**Aim of the task:**
Copy the data below exactly, omitting any picture it contains.
— Start Material —
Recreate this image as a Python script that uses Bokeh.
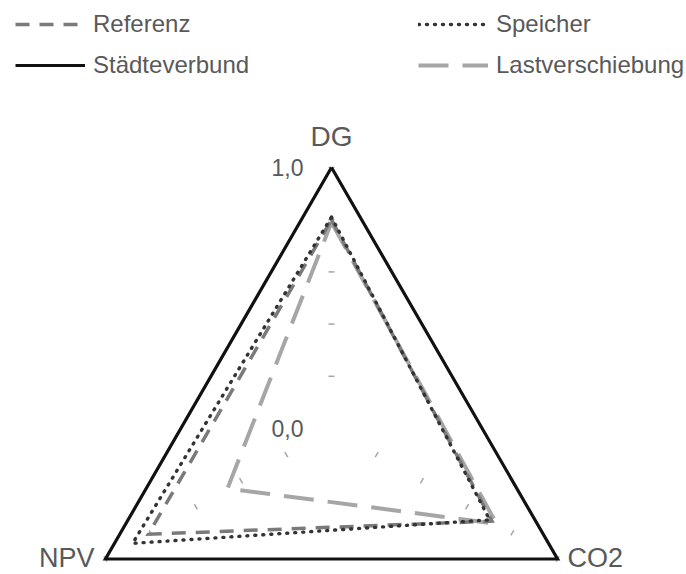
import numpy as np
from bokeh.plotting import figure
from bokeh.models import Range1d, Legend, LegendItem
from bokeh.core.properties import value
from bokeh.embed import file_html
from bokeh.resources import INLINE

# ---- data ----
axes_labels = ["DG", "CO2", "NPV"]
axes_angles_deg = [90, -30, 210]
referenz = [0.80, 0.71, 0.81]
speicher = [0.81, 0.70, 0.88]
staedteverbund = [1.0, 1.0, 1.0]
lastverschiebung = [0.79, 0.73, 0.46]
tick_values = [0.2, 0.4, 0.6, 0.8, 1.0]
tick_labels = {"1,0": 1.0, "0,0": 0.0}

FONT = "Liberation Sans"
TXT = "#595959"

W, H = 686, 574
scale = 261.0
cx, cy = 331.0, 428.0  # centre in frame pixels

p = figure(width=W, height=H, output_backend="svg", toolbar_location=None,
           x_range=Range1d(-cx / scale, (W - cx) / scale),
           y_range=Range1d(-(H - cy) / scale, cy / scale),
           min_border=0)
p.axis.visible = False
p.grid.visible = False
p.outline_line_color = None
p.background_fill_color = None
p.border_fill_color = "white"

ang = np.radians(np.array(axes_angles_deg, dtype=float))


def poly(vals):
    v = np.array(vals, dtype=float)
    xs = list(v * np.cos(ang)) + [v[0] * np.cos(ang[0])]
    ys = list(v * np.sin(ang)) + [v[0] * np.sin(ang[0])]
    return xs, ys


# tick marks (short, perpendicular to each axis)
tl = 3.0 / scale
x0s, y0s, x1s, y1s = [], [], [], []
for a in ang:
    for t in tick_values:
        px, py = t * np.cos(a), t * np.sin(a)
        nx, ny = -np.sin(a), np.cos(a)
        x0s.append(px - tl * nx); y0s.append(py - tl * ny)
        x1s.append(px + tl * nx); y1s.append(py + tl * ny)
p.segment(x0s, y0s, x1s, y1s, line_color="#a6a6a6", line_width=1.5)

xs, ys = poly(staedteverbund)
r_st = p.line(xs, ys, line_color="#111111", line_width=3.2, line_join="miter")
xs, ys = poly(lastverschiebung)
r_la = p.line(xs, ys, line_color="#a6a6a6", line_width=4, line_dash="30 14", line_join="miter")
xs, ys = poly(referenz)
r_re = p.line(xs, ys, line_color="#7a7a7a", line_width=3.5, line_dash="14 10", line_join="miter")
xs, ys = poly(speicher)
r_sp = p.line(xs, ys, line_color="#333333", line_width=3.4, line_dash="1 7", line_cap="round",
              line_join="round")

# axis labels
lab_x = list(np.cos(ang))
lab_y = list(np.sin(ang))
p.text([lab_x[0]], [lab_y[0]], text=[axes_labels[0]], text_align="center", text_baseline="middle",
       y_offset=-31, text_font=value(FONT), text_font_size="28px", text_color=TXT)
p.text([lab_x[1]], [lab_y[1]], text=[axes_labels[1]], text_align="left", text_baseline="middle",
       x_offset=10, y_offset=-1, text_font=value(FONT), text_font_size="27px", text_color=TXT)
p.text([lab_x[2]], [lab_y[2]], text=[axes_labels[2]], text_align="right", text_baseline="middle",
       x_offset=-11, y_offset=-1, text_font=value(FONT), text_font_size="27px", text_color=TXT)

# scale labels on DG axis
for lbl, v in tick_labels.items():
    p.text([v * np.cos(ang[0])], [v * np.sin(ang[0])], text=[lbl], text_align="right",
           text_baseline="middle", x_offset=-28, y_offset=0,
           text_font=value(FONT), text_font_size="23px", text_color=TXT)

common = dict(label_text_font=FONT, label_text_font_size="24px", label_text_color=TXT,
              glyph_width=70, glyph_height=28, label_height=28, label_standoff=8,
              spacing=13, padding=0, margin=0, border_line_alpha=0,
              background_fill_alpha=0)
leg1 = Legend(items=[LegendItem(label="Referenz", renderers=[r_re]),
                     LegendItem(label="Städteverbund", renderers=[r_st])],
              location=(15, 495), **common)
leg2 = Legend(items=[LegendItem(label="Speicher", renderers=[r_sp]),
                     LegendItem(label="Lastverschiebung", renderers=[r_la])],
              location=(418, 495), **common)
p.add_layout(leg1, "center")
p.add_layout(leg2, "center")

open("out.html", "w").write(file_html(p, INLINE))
— End Material —
**Expected output:**
Recreate this image as a Python script that uses Bokeh.
import numpy as np
from bokeh.plotting import figure
from bokeh.models import Range1d, Legend, LegendItem
from bokeh.core.properties import value
from bokeh.embed import file_html
from bokeh.resources import INLINE

# ---- data ----
axes_labels = ["DG", "CO2", "NPV"]
axes_angles_deg = [90, -30, 210]
referenz = [0.80, 0.71, 0.81]
speicher = [0.81, 0.70, 0.88]
staedteverbund = [1.0, 1.0, 1.0]
lastverschiebung = [0.79, 0.73, 0.46]
tick_values = [0.2, 0.4, 0.6, 0.8, 1.0]
tick_labels = {"1,0": 1.0, "0,0": 0.0}

FONT = "Liberation Sans"
TXT = "#595959"

W, H = 686, 574
scale = 261.0
cx, cy = 331.0, 428.0  # centre in frame pixels

p = figure(width=W, height=H, output_backend="svg", toolbar_location=None,
           x_range=Range1d(-cx / scale, (W - cx) / scale),
           y_range=Range1d(-(H - cy) / scale, cy / scale),
           min_border=0)
p.axis.visible = False
p.grid.visible = False
p.outline_line_color = None
p.background_fill_color = None
p.border_fill_color = "white"

ang = np.radians(np.array(axes_angles_deg, dtype=float))


def poly(vals):
    v = np.array(vals, dtype=float)
    xs = list(v * np.cos(ang)) + [v[0] * np.cos(ang[0])]
    ys = list(v * np.sin(ang)) + [v[0] * np.sin(ang[0])]
    return xs, ys


# tick marks (short, perpendicular to each axis)
tl = 3.0 / scale
x0s, y0s, x1s, y1s = [], [], [], []
for a in ang:
    for t in tick_values:
        px, py = t * np.cos(a), t * np.sin(a)
        nx, ny = -np.sin(a), np.cos(a)
        x0s.append(px - tl * nx); y0s.append(py - tl * ny)
        x1s.append(px + tl * nx); y1s.append(py + tl * ny)
p.segment(x0s, y0s, x1s, y1s, line_color="#a6a6a6", line_width=1.5)

xs, ys = poly(staedteverbund)
r_st = p.line(xs, ys, line_color="#111111", line_width=3.2, line_join="miter")
xs, ys = poly(lastverschiebung)
r_la = p.line(xs, ys, line_color="#a6a6a6", line_width=4, line_dash="30 14", line_join="miter")
xs, ys = poly(referenz)
r_re = p.line(xs, ys, line_color="#7a7a7a", line_width=3.5, line_dash="14 10", line_join="miter")
xs, ys = poly(speicher)
r_sp = p.line(xs, ys, line_color="#333333", line_width=3.4, line_dash="1 7", line_cap="round",
              line_join="round")

# axis labels
lab_x = list(np.cos(ang))
lab_y = list(np.sin(ang))
p.text([lab_x[0]], [lab_y[0]], text=[axes_labels[0]], text_align="center", text_baseline="middle",
       y_offset=-31, text_font=value(FONT), text_font_size="28px", text_color=TXT)
p.text([lab_x[1]], [lab_y[1]], text=[axes_labels[1]], text_align="left", text_baseline="middle",
       x_offset=10, y_offset=-1, text_font=value(FONT), text_font_size="27px", text_color=TXT)
p.text([lab_x[2]], [lab_y[2]], text=[axes_labels[2]], text_align="right", text_baseline="middle",
       x_offset=-11, y_offset=-1, text_font=value(FONT), text_font_size="27px", text_color=TXT)

# scale labels on DG axis
for lbl, v in tick_labels.items():
    p.text([v * np.cos(ang[0])], [v * np.sin(ang[0])], text=[lbl], text_align="right",
           text_baseline="middle", x_offset=-28, y_offset=0,
           text_font=value(FONT), text_font_size="23px", text_color=TXT)

common = dict(label_text_font=FONT, label_text_font_size="24px", label_text_color=TXT,
              glyph_width=70, glyph_height=28, label_height=28, label_standoff=8,
              spacing=13, padding=0, margin=0, border_line_alpha=0,
              background_fill_alpha=0)
leg1 = Legend(items=[LegendItem(label="Referenz", renderers=[r_re]),
                     LegendItem(label="Städteverbund", renderers=[r_st])],
              location=(15, 495), **common)
leg2 = Legend(items=[LegendItem(label="Speicher", renderers=[r_sp]),
                     LegendItem(label="Lastverschiebung", renderers=[r_la])],
              location=(418, 495), **common)
p.add_layout(leg1, "center")
p.add_layout(leg2, "center")

open("out.html", "w").write(file_html(p, INLINE))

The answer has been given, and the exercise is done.